## Problem requirements
Extract the lines of the material below, beginning with the first and ending with the line that holds "import pandas as pd". Skip every picture.

## Stored data

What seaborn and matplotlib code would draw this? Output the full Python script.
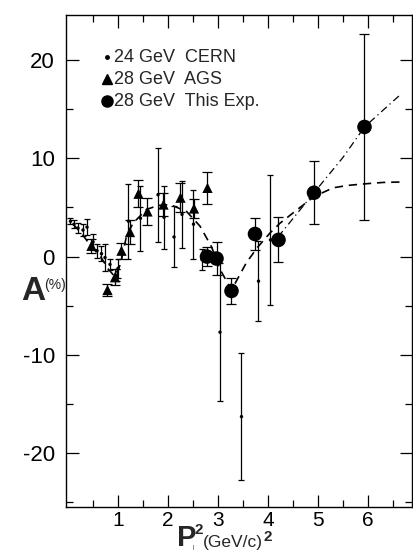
import matplotlib
matplotlib.use("Agg")
import matplotlib.pyplot as plt
import seaborn as sns
import numpy as np
import pandas as pd

# ---- data ----
cern_x = [0.05, 0.12, 0.20, 0.30, 0.38, 0.50, 0.58, 0.67, 0.74, 0.84, 0.98, 1.00,
          1.21, 1.45, 1.80, 1.92, 2.12, 2.28, 2.51, 2.68, 3.04, 3.47, 3.81, 4.05]
cern_y = [3.6, 3.3, 2.9, 2.7, 3.0, 1.5, 0.6, 0.3, -0.1, -0.8, -1.9, -1.2,
          3.6, 3.9, 6.3, 4.0, 2.0, 4.3, 3.3, -0.3, -7.7, -16.3, -2.5, 1.7]
cern_err = [0.3, 0.4, 0.5, 0.6, 0.8, 0.8, 0.7, 0.8, 1.4, 0.6, 0.6, 1.0,
            3.8, 3.3, 4.8, 3.2, 3.1, 3.4, 3.5, 1.1, 7.0, 6.5, 4.1, 6.6]

ags_x = [0.47, 0.79, 0.94, 1.07, 1.24, 1.41, 1.59, 1.91, 2.25, 2.52, 2.79]
ags_y = [1.1, -3.4, -2.1, 0.6, 2.5, 6.4, 4.6, 5.3, 6.0, 4.9, 7.0]
ags_err = [0.7, 0.6, 0.8, 0.8, 1.2, 1.4, 1.4, 1.2, 1.5, 1.0, 1.6]

exp_x = [2.78, 2.97, 3.27, 3.74, 4.21, 4.92, 5.93]
exp_y = [0.0, -0.2, -3.5, 2.3, 1.7, 6.5, 13.2]
exp_err = [1.0, 1.7, 1.3, 1.6, 2.3, 3.2, 9.5]

fit_x = [0.10, 0.25, 0.44, 0.65, 0.81, 0.93, 1.05, 1.17, 1.30, 1.57, 1.80, 2.04,
         2.37, 2.64, 2.87, 3.04, 3.27, 3.57, 3.80, 4.04, 4.24, 4.64, 4.92, 5.30,
         5.60, 5.92, 6.30, 6.70]
fit_y = [3.3, 2.5, 1.2, 0.0, -1.3, -2.0, -0.8, 2.1, 3.4, 4.8, 5.2, 5.3,
         4.6, 3.1, 1.0, -1.3, -3.4, -0.6, 1.0, 2.4, 3.4, 5.0, 6.1, 7.0,
         7.25, 7.4, 7.55, 7.6]

lin_x = [4.20, 4.92, 5.50, 5.93, 6.30, 6.65]
lin_y = [2.0, 6.5, 10.1, 13.2, 14.9, 16.5]

legend_labels = ["24 GeV  CERN", "28 GeV  AGS", "28 GeV  This Exp."]

# ---- figure ----
sns.set_theme(style="ticks")
plt.rcParams['font.family'] = ['Liberation Sans', 'DejaVu Sans']
plt.rcParams['axes.unicode_minus'] = False

W, H = 414, 552
fig = plt.figure(figsize=(W / 100, H / 100), dpi=100)
ax = fig.add_axes([66 / W, 1 - 507 / H, (412 - 66) / W, (507 - 15) / H])

# curves
sns.lineplot(x=fit_x, y=fit_y, ax=ax, color="black", lw=1.2, sort=False,
             linestyle=(0, (5, 3.5)))
sns.lineplot(x=lin_x, y=lin_y, ax=ax, color="black", lw=0.9, sort=False,
             linestyle=(0, (6, 3, 1, 3)))

# error bars
ax.errorbar(cern_x, cern_y, yerr=cern_err, fmt="none", ecolor="black",
            elinewidth=0.9, capsize=2, capthick=0.9)
ax.errorbar(ags_x, ags_y, yerr=ags_err, fmt="none", ecolor="black",
            elinewidth=0.9, capsize=3.5, capthick=0.9)
ax.errorbar(exp_x, exp_y, yerr=exp_err, fmt="none", ecolor="black",
            elinewidth=0.9, capsize=3.5, capthick=0.9)

# markers
sns.scatterplot(x=cern_x, y=cern_y, ax=ax, marker="o", s=6, color="black",
                edgecolor="none", zorder=5)
sns.scatterplot(x=ags_x, y=ags_y, ax=ax, marker="^", s=55, color="black",
                edgecolor="none", zorder=5)
sns.scatterplot(x=exp_x, y=exp_y, ax=ax, marker="o", s=110, color="black",
                edgecolor="none", zorder=5)

ax.set_xlim(-0.04, 6.88)
ax.set_ylim(-25.5, 24.6)
ax.set_xticks([1, 2, 3, 4, 5, 6])
ax.set_xticks(np.arange(0.5, 6.9, 0.5), minor=True)
ax.set_yticks([-20, -10, 0, 10, 20])
ax.set_yticks([-25, -15, -5, 5, 15], minor=True)
ax.tick_params(axis="both", which="both", direction="in", top=True, right=True,
               labelsize=16, width=0.9, colors="black")
ax.tick_params(axis="x", labelsize=15, pad=3)
ax.tick_params(axis="both", which="major", length=9)
ax.tick_params(axis="both", which="minor", length=5)
ax.tick_params(axis="y", pad=8)
for s in ax.spines.values():
    s.set_linewidth(1.0)
    s.set_color("black")
ax.set_xlabel("")
ax.set_ylabel("")
if ax.get_legend() is not None:
    ax.get_legend().remove()

# legend (manual, inside axes)
leg_y = [57, 79, 101]
leg_mk = [("o", 2.5), ("^", 6.5), ("o", 8)]
for ly, (m, ms), lab in zip(leg_y, leg_mk, legend_labels):
    fy = 1 - ly / H
    fig.lines.append(plt.Line2D([107 / W], [fy], marker=m, markersize=ms,
                                color="black", linestyle="none",
                                transform=fig.transFigure))
    fig.text(114 / W, fy, lab, fontsize=13, va="center", ha="left")

# axis labels
fig.text(21 / W, 1 - 291 / H, "A", fontsize=24, fontweight="bold",
         va="center", ha="left")
fig.text(44 / W, 1 - 285 / H, "(%)", fontsize=10, va="center", ha="left")

fig.text(177 / W, 1 - 546 / H, "P", fontsize=21, fontweight="bold",
         va="baseline", ha="left")
fig.text(195 / W, 1 - 530 / H, "2", fontsize=11, fontweight="bold",
         va="center", ha="left")
fig.text(193 / W, 1 - 547 / H, "|", fontsize=4, va="center", ha="left")
fig.text(203 / W, 1 - 547 / H, "(GeV/c)", fontsize=12.5, va="baseline", ha="left")
fig.text(263 / W, 1 - 537 / H, "2", fontsize=11, fontweight="bold",
         va="center", ha="left")

fig.savefig("out.png", dpi=100, facecolor="white")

## Exercise result
What seaborn and matplotlib code would draw this? Output the full Python script.
import matplotlib
matplotlib.use("Agg")
import matplotlib.pyplot as plt
import seaborn as sns
import numpy as np
import pandas as pd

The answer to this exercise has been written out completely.